The Salk team showed that a common respiratory virus, called adenovirus, can disrupt a cellular sensor that detects damage to DNA. Disabling this sensor can render ineffective key growth-controlling genes, resulting in mutations that lead to cancer.
“Specifically, the virus disables proteins within a complex that is involved in detection and repair of chromosomal breaks, the type of damage caused by X-rays,” said Matthew Weitzman, assistant professor of genetics at the Salk and senior author of the study appearing in today’s Nature.
“This is the first demonstration of a virus interacting with this critical machinery. It does so to further its own ends – to make copies of itself and continue infection – but the unfortunate side effect is to compromise a cell’s genetic material.”
Weitzman and his colleagues showed that when adenovirus infects human cells grown in culture, several of its proteins can target a complex called M/R/N (for Mre11, Rad50 and NBS1/nibrin/p95). The job of the M/R/N complex is to detect breaks in DNA strands. It then instructs specialized DNA repair machinery to set about knitting the breaks together.
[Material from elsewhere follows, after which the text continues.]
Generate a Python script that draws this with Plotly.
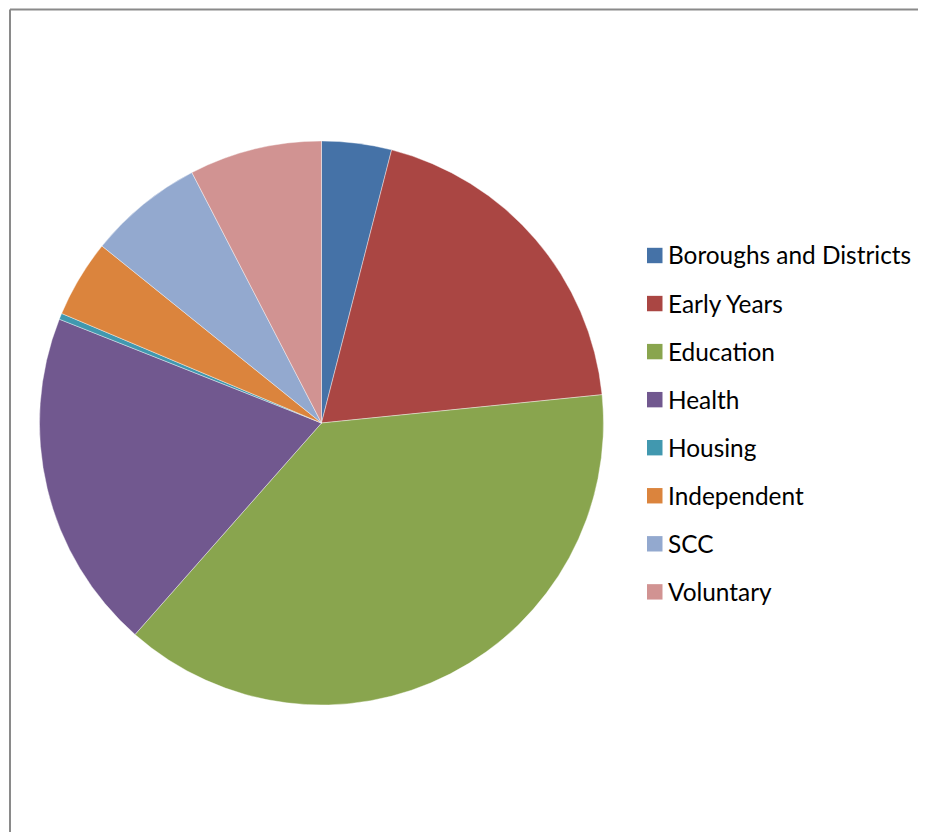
import plotly.graph_objects as go

categories = ["Boroughs and Districts", "Early Years", "Education", "Health",
              "Housing", "Independent", "SCC", "Voluntary"]
values = [4.0, 19.4, 38.1, 19.5, 0.35, 4.45, 6.6, 7.6]
colors = ["#4572A7", "#AA4643", "#89A54E", "#71588F",
          "#4198AF", "#DB843D", "#93A9CF", "#D19392"]

OFF = 8  # page body margin
W, H = 926 - OFF, 832 - OFF


def px(x):
    return (x - OFF) / W


def py(y):
    return 1 - (y - OFF) / H


cx, cy, r = 321.5, 423.0, 282.0

fig = go.Figure(go.Pie(
    labels=categories,
    values=values,
    sort=False,
    direction="clockwise",
    rotation=0,
    textinfo="none",
    hoverinfo="label+percent",
    marker=dict(colors=colors, line=dict(color="rgba(255,255,255,0.5)", width=0.8)),
    domain=dict(x=[px(cx - r), px(cx + r)], y=[py(cy + r), py(cy - r)]),
    showlegend=False,
))

shapes = [
    dict(type="line", xref="paper", yref="paper", x0=px(10), x1=1.02, y0=py(9.5), y1=py(9.5),
         line=dict(color="#8a8a8a", width=2)),
    dict(type="line", xref="paper", yref="paper", x0=px(10), x1=px(10), y0=py(9.5), y1=-0.02,
         line=dict(color="#8a8a8a", width=2)),
]
annotations = []
y0, dy = 255.5, 48.05
for i, (cat, col) in enumerate(zip(categories, colors)):
    yc = y0 + i * dy
    shapes.append(dict(type="rect", xref="paper", yref="paper",
                       x0=px(647), x1=px(662.5), y0=py(yc + 7.7), y1=py(yc - 7.7),
                       fillcolor=col, line=dict(width=0)))
    annotations.append(dict(x=px(666), y=py(yc - 0.5), xref="paper", yref="paper",
                            text=cat, showarrow=False, xanchor="left", yanchor="middle",
                            font=dict(family="Lato", size=24.4, color="#000000")))

fig.update_layout(
    width=W, height=H,
    margin=dict(l=0, r=0, t=0, b=0),
    paper_bgcolor="white", plot_bgcolor="white",
    shapes=shapes, annotations=annotations,
)

fig.write_html("out.html")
Adenovirus is one of a class of viruses called double-stranded DNA viruses. When these viruses infect a cell, they make thousands of copies of its genetic material – small linear fragments of DNA that resemble broken chromosomes. These fragments are then packaged inside viral protein shells and released to initiate new infections.
“It seemed likely that if adenovirus did not disable the damage sensor, the cell’s machinery would start stitching together the individual viral genomes into long concatemers that could not be packaged,” said Weitzman.
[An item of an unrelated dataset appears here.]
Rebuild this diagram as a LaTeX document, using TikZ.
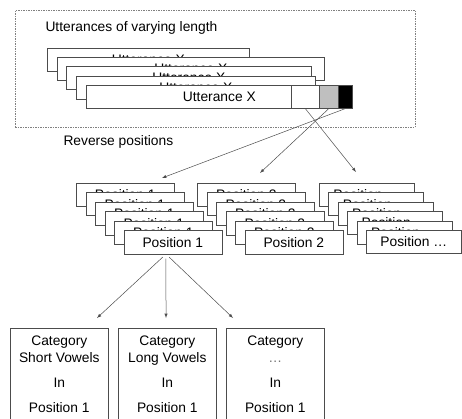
\documentclass[tikz,border=0pt]{standalone}
\usepackage{fontspec}
\setmainfont{Liberation Sans}
\begin{document}
\begin{tikzpicture}[x=1pt,y=-1pt,font=\fontsize{13.8}{17}\selectfont]
	\useasboundingbox (0,0) rectangle (462,419);
	\tikzstyle{carte}=[draw=black!70,fill=white,inner sep=0pt,anchor=north west,minimum height=23pt,line width=0.6pt]
	\tikzstyle{posbox}=[carte,minimum width=98pt]
	\tikzstyle{catbox}=[carte,minimum width=98pt,minimum height=92pt,align=center]
	\tikzstyle{fl}=[->,>=latex,draw=black!70,line width=0.5pt]

	% frame of the utterances
	\node[draw=black!50,dash pattern=on 1.5pt off 1pt,line width=0.6pt,anchor=north west,minimum width=400pt,minimum height=117pt,inner sep=0pt] (cadre) at (15,10) {};
	\node[anchor=base west] (titre) at (42,32) {Utterances of varying length};

	\node[carte,minimum width=202pt] (u1) at (47,48) {Utterance X};
	\node[carte,minimum width=267pt] (u2) at (57,57) {Utterance X};
	\node[carte,minimum width=245pt] (u3) at (66,66) {Utterance X};
	\node[carte,minimum width=239pt] (u4) at (76,76) {Utterance X};
	\node[carte,minimum width=266pt] (u5) at (86,85) {Utterance X};
	\node[carte,minimum width=28pt] (cw) at (291,85) {};
	\node[carte,minimum width=19pt,fill=black!25] (cg) at (319,85) {};
	\node[carte,minimum width=14pt,fill=black] (cb) at (338,85) {};

	\node[anchor=base west] (rev) at (60,146) {Reverse positions};

	% reversed positions
	\node[posbox] (p1a) at (76,183) {Position 1};
	\node[posbox] (p1b) at (85.5,192.5) {Position 1};
	\node[posbox] (p1c) at (95,202) {Position 1};
	\node[posbox] (p1d) at (104.5,211.5) {Position 1};
	\node[posbox] (p1e) at (114,221) {Position 1};
	\node[posbox] (p1f) at (123.5,230.5) {Position 1};

	\node[posbox] (p2a) at (197,183) {Position 2};
	\node[posbox] (p2b) at (206.5,192.5) {Position 2};
	\node[posbox] (p2c) at (216,202) {Position 2};
	\node[posbox] (p2d) at (225.5,211.5) {Position 2};
	\node[posbox] (p2e) at (235,221) {Position 2};
	\node[posbox] (p2f) at (244.5,230.5) {Position 2};

	\node[posbox,minimum width=95pt] (p3a) at (319,183) {Position \dots};
	\node[posbox,minimum width=95pt] (p3b) at (328.4,192.4) {Position \dots};
	\node[posbox,minimum width=95pt] (p3c) at (337.8,201.8) {Position \dots};
	\node[posbox,minimum width=95pt] (p3d) at (347.2,211.2) {Position \dots};
	\node[posbox,minimum width=95pt] (p3e) at (356.6,220.6) {Position \dots};
	\node[posbox,minimum width=95pt] (p3f) at (366,230) {Position \dots};

	% categories
	\node[catbox] (c1) at (10,328) {Category\\Short Vowels\\[8pt]In\\[8pt]Position 1};
	\node[catbox] (c2) at (118,328) {Category\\Long Vowels\\[8pt]In\\[8pt]Position 1};
	\node[catbox] (c3) at (226,328) {Category\\\textcolor{black!55}{\dots}\\[8pt]In\\[8pt]Position 1};

	\coordinate (t1) at (162,178);
	\coordinate (t2) at (260,173);
	\coordinate (t3) at (356,172);
	\coordinate (e1) at (97,318);
	\coordinate (e2) at (166,318);
	\coordinate (e3) at (233,318);

	\draw[fl] (cb.south) -- (t1);
	\draw[fl] (cg.south) -- (t2);
	\draw[fl] (cw.south) -- (t3);

	\draw[fl,shorten <=4.5pt] (p1f.240) -- (e1);
	\draw[fl,shorten <=4.5pt] (p1f.240) -- (e2);
	\draw[fl,shorten <=4.5pt] (p1f.240) -- (e3);
\end{tikzpicture}
\end{document}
His team showed that this was in fact the case by disabling the viral proteins that disrupt M/R/N. They found long strands of strung-together viral genomes, which seriously compromised infection.
“Therefore, it appears that the virus evolved its ability to disrupt DNA damage machinery to aid its own survival,” said Weitzman.
Although adenoviruses have not been associated with any human cancers yet, they do transform rodent cells in culture, and the proteins Weitzman’s group showed to disrupt DNA repair have been implicated in the “hit and run” process.
“It may be that adenoviruses are triggering cancers, but the infections are cleared long before cancer is diagnosed,” said Weitzman. “We may need to develop new ways of looking for evidence of the virus.”
First author Travis Stracker and second author Christian Carson are graduate students at the University of California, San Diego conducting thesis research in Weitzman’s laboratory. The study, titled “Adenovirus oncoproteins inactivate the Mre11-Rad50-NBS1 DNA repair complex,” was funded by the National Institutes of Health, the Joe W. and Dorothy Dorsett Brown Foundation, the James B. Pendleton Foundation, and the Lebensfeld Foundation. Stracker is supported by an NIH training grant to UCSD and by fellowships from the Chapman Foundation, the Legler Benbough Foundation and the Salk Institute Association.
The Salk Institute for Biological Studies, located in La Jolla, Calif., is an independent nonprofit institution dedicated to fundamental discoveries in the life sciences, the improvement of human health and conditions, and the training of future generations of researchers. The Institute was founded in 1960 by Jonas Salk, M.D., with a gift of land from the City of San Diego and the financial support of the March of Dimes Birth Defects Foundation.